The Swindon Arts Centre is situated at the heart of Swindon's Old Town on Devizes Road. The venue hosts a varied programme of entertainment all year round made up of both professional and amateur productions.

Opening

The current Swindon Arts Centre was opened officially on Saturday 1 September 1956 by the mayor, N V Toze and Llewelyn Wyn Griffith, vice-chairman of the Arts Council of Great Britain. Prior to this date there had been an Arts Centre situated in the former Methodist Hall in the town centre, some ten years earlier.

Refurbishments

The Swindon Arts Centre reopened in January 2003 following its refurbishment. Improvements included the addition of a lift in the new entrance foyer to give easy access to the auditorium on the first floor, new accessible toilets and new seats in the auditorium.
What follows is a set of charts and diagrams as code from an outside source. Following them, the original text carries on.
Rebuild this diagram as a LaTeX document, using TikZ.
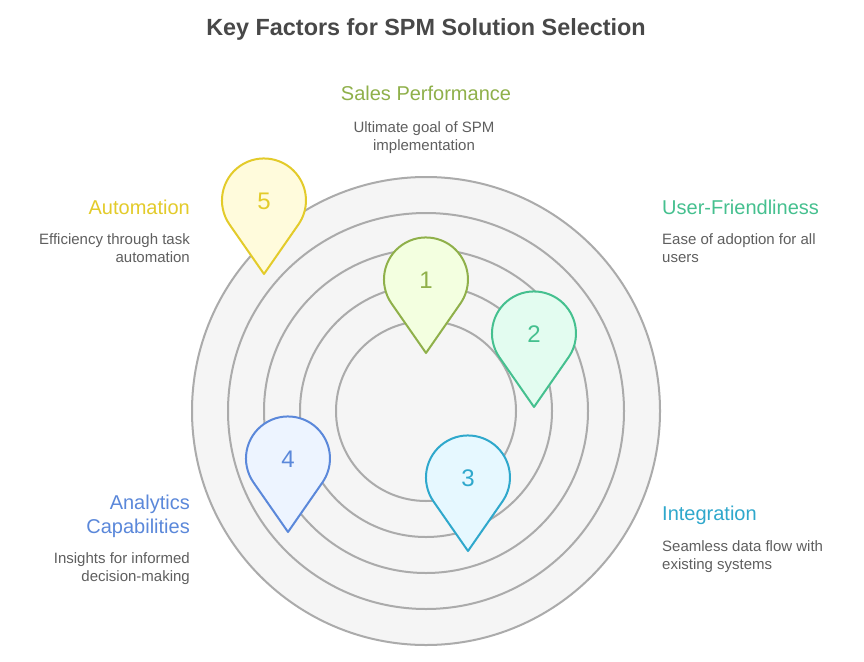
\documentclass[tikz,border=0pt]{standalone}
\usepackage{fontspec}
\setmainfont{Liberation Sans}
\definecolor{titlec}{HTML}{484848}
\definecolor{bodyc}{HTML}{5F5F5F}
\definecolor{ringc}{HTML}{ABABAB}
\definecolor{ringf}{HTML}{F5F5F5}
\definecolor{gA}{HTML}{8FB04A}\definecolor{gAf}{HTML}{F3FFE0}
\definecolor{gB}{HTML}{45C08F}\definecolor{gBf}{HTML}{E3FCF0}
\definecolor{gC}{HTML}{2FA8CC}\definecolor{gCf}{HTML}{E6F8FF}
\definecolor{gD}{HTML}{5B88DA}\definecolor{gDf}{HTML}{EDF4FF}
\definecolor{gE}{HTML}{E3CB2A}\definecolor{gEf}{HTML}{FFFBDC}
\tikzset{
 ring/.style={draw=ringc,line width=2pt,fill=ringf},
 pinshape/.style={line width=2pt,line join=round},
 pinnum/.style={font=\fontsize{24}{24}\selectfont,inner sep=0pt},
 head/.style={font=\fontsize{20}{24}\selectfont,inner sep=0pt},
 body/.style={font=\fontsize{15}{18}\selectfont,text=bodyc,inner sep=0pt},
 ttl/.style={font=\fontsize{23.4}{28}\selectfont\bfseries,text=titlec,inner sep=0pt},
}
\newcommand{\pinat}[6]{% name,cx,cy,stroke,fill,num
 \draw[pinshape,draw=#4,fill=#5] (#2,#3+73.5) -- (#2-34.6,#3+23.8)
   arc[start angle=145.4,end angle=394.6,radius=42] -- cycle;
 \node[pinnum,text=#4] (#1) at (#2,#3+1) {#6};
}
\begin{document}
\begin{tikzpicture}[x=1pt,y=-1pt]
\useasboundingbox (0,0) rectangle (864,661);
\fill[white] (0,0) rectangle (864,661);
\coordinate (c) at (426,411);
\node[ring,circle,minimum size=468pt,inner sep=0pt] (r5) at (c) {};
\node[ring,circle,minimum size=396pt,inner sep=0pt] (r4) at (c) {};
\node[ring,circle,minimum size=324pt,inner sep=0pt] (r3) at (c) {};
\node[ring,circle,minimum size=252pt,inner sep=0pt] (r2) at (c) {};
\node[ring,circle,minimum size=180pt,inner sep=0pt] (r1) at (c) {};
\pinat{p5}{264}{200.5}{gE}{gEf}{5}
\pinat{p1}{426}{279.5}{gA}{gAf}{1}
\pinat{p2}{534}{333.5}{gB}{gBf}{2}
\pinat{p3}{468}{477.5}{gC}{gCf}{3}
\pinat{p4}{288}{458.5}{gD}{gDf}{4}
\node[ttl] (title) at (426,29) {Key Factors for SPM Solution Selection};
\node[head,text=gA] (h1) at (426,93.5) {Sales Performance};
\node[body,align=center] (b1) at (424,137.5) {Ultimate goal of SPM\\implementation};
\node[head,text=gB,anchor=west] (h2) at (662,207.5) {User-Friendliness};
\node[body,align=left,anchor=north west] (b2) at (662,233.5) {Ease of adoption for all\\users};
\node[head,text=gC,anchor=west] (h3) at (662,515) {Integration};
\node[body,align=left,anchor=north west] (b3) at (662,540) {Seamless data flow with\\existing systems};
\node[head,text=gD,align=right,anchor=north east] (h4) at (190,495) {Analytics\\Capabilities};
\node[body,align=right,anchor=north east] (b4) at (190,552) {Insights for informed\\decision-making};
\node[head,text=gE,anchor=east] (h5) at (190,207.5) {Automation};
\node[body,align=right,anchor=north east] (b5) at (190,233.5) {Efficiency through task\\automation};
\end{tikzpicture}
\end{document}
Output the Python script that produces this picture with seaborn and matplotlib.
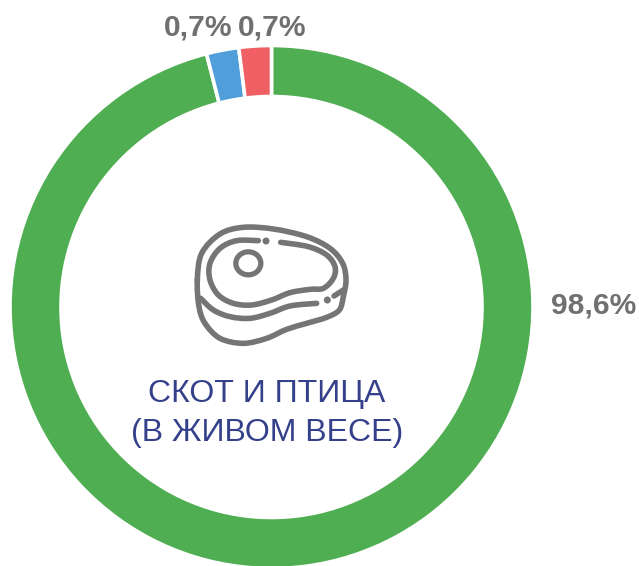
import numpy as np
import matplotlib
matplotlib.use("Agg")
import matplotlib.pyplot as plt
import seaborn as sns
from matplotlib.path import Path
from matplotlib.patches import PathPatch, Ellipse

# wedge sizes as drawn (share of the ring), labels as printed
sizes = [96.0, 2.0, 2.0]
labels = ["98,6%", "0,7%", "0,7%"]
colors = ["#4FAE51", "#519FDA", "#EF5F63"]
title_lines = ["СКОТ И ПТИЦА", "(В ЖИВОМ ВЕСЕ)"]

sns.set_theme(style="white")
plt.rcParams["font.family"] = ["Liberation Sans", "DejaVu Sans"]

W, H = 639, 566
fig = plt.figure(figsize=(W / 100, H / 100), dpi=100)
ax = fig.add_axes([0, 0, 1, 1])

ax.pie(sizes, colors=sns.color_palette(colors), startangle=90, counterclock=False,
       center=(271.5, H - 307), radius=261.5,
       wedgeprops=dict(width=51, edgecolor="white", linewidth=2.6))
ax.set_xlim(0, W)
ax.set_ylim(0, H)
ax.set_aspect("equal")
ax.axis("off")

gray = "#707070"
ax.text(198.5, H - 27, labels[1], ha="center", va="center", fontsize=21.6, fontweight="bold", color=gray)
ax.text(272.5, H - 27, labels[2], ha="center", va="center", fontsize=21.6, fontweight="bold", color=gray)
ax.text(593.5, H - 306, labels[0], ha="center", va="center", fontsize=21.6, fontweight="bold", color=gray)

ax.text(267, H - 394, title_lines[0], ha="center", va="center", fontsize=23, color="#34408A")
ax.text(267, H - 433, title_lines[1], ha="center", va="center", fontsize=23, color="#34408A")


# icon, zoom-crop coordinates -> pixels
def to_ax(p):
    p = np.array(p, dtype=float)
    return np.column_stack([180 + p[:, 0] / 3, H - (210 + p[:, 1] / 3)])


def smooth(points, closed=False):
    # catmull-rom through the traced points
    p = to_ax(points)
    n = len(p)
    verts = [p[0]]
    codes = [Path.MOVETO]
    last = n if closed else n - 1
    for i in range(last):
        if closed:
            p0, p1, p2, p3 = p[(i - 1) % n], p[i], p[(i + 1) % n], p[(i + 2) % n]
        else:
            p0, p1, p2, p3 = p[max(i - 1, 0)], p[i], p[i + 1], p[min(i + 2, n - 1)]
        verts += [p1 + (p2 - p0) / 6, p2 - (p3 - p1) / 6, p2]
        codes += [Path.CURVE4] * 3
    return Path(verts, codes)


outer = [(52, 210), (65, 130), (120, 72), (190, 52), (280, 57), (380, 80), (450, 115), (488, 160),
         (498, 210), (490, 260), (478, 300), (440, 322), (380, 340), (320, 358), (260, 385),
         (190, 400), (120, 385), (75, 340), (57, 290)]
inner = [(235, 92), (170, 92), (120, 115), (90, 160), (90, 210), (115, 255), (160, 280), (215, 285),
         (275, 270), (330, 248), (390, 238), (430, 235), (460, 205), (465, 170), (440, 135),
         (385, 110), (302, 97)]
lower = [(62, 265), (100, 300), (150, 320), (210, 325), (270, 310), (330, 288), (410, 280)]
tail = [(462, 258), (490, 240)]

icon_color = "#757575"
for path, closed in [(outer, True), (inner, False), (lower, False), (tail, False)]:
    ax.add_patch(PathPatch(smooth(path, closed), fill=False, edgecolor=icon_color,
                           linewidth=4.0, capstyle="round", joinstyle="round"))
cx, cy = to_ax([(205, 160)])[0]
ax.add_patch(Ellipse((cx, cy), 25, 23, fill=False, edgecolor=icon_color, linewidth=3.8))
for dot in [(258, 93), (442, 270)]:
    dx, dy = to_ax([dot])[0]
    ax.add_patch(Ellipse((dx, dy), 7, 7, color=icon_color, linewidth=0))

fig.savefig("out.png", dpi=100)
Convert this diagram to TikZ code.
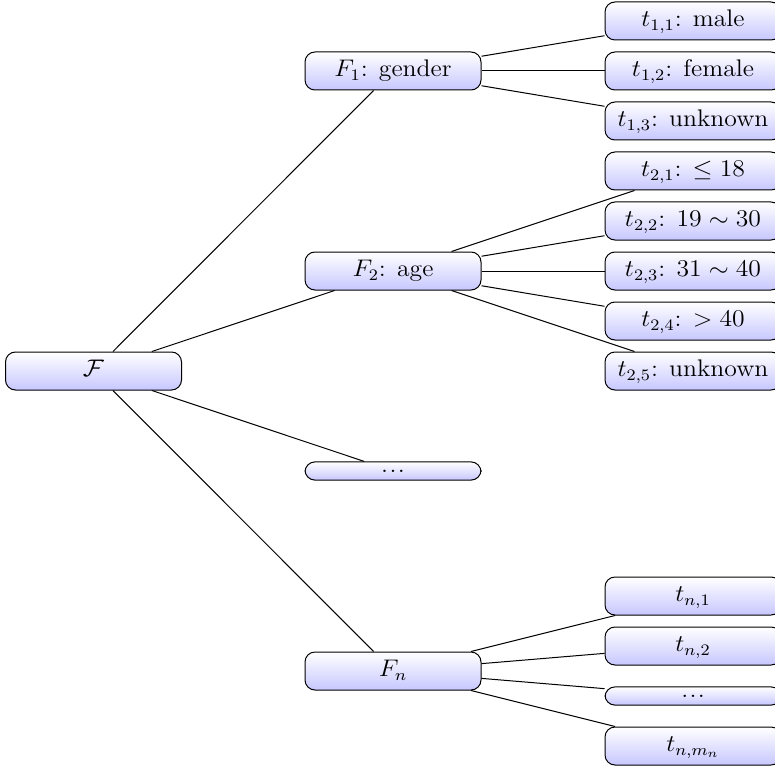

In 2010 the venue underwent a major refurbishment. The ground floor was completely redesigned to create a new performance studio, bar & cafe and the refurbishment also made room for the Swindon Old Town public library to relocate in to the building.

Management

Theatre Manager - Clarry Bean (1994-2013)
Theatre Manager - Darren Edwards (2013-2015)
Theatre Manager - Elly Stimpson Duffy (2015 - Present)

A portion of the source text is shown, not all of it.